Mass Capital Transition and Market Impact
One of the key factors for future growth will be the large-scale intergenerational redistribution of capital. Between 2028 and 2048, nearly $100 trillion will transfer from baby boomers to the millennial and Gen Z generations, who are significantly more active in using cryptocurrencies. About half of individuals in these groups already have experience with digital assets, making stablecoins a potential “default” financial tool for them. Traditional banks and financial institutions risk losing part of their clients and capital if they do not adapt to new technological realities.
“It is expected that between 2028 and 2048, up to $100 trillion will transfer from the baby boomer generation to millennials and Generation Z (Gen Z) — groups that are significantly more active in using cryptocurrencies.”
Analysts emphasize that this single factor could add over $500 trillion to the annual volume of stablecoin transactions by 2035.
Another important trend is the implementation of stablecoins at retail points of sale (POS). Currently, paying with cryptocurrency is a conscious choice, but with the spread of relevant technologies, it will become the standard, and the payment process will become an integral part of using digital assets.
Forecasts suggest that by 2031-2039, the transaction volumes of stablecoins could match those of industry giants like Visa and Mastercard.
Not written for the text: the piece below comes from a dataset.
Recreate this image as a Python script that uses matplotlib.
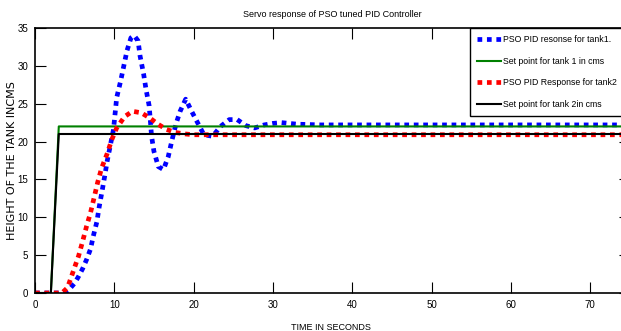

This will pose a serious challenge for traditional financial players.
- Stripe has acquired the crypto startup Bridge;
- Mastercard is expanding partnerships with cryptocurrency companies;
- On-chain payments are actively developing.
Leaders of major banks are already openly acknowledging the growing competition. In particular, JPMorgan Chase CEO Jamie Dimon emphasized the “unprecedented competition” from stablecoins and blockchain, which requires adaptation of business models.
At the same time, according to Standard Chartered, the turnover rate of stablecoins has exceeded previously expected levels, partly due to new use cases, including payments facilitated by artificial intelligence. In the first quarter of 2026, the total supply of stablecoins reached $315 billion.
Despite the rapid growth of the market, regulators show no signs of panic. The White House stated that banks’ concerns about potential liquidity outflows due to stablecoins are “greatly exaggerated.”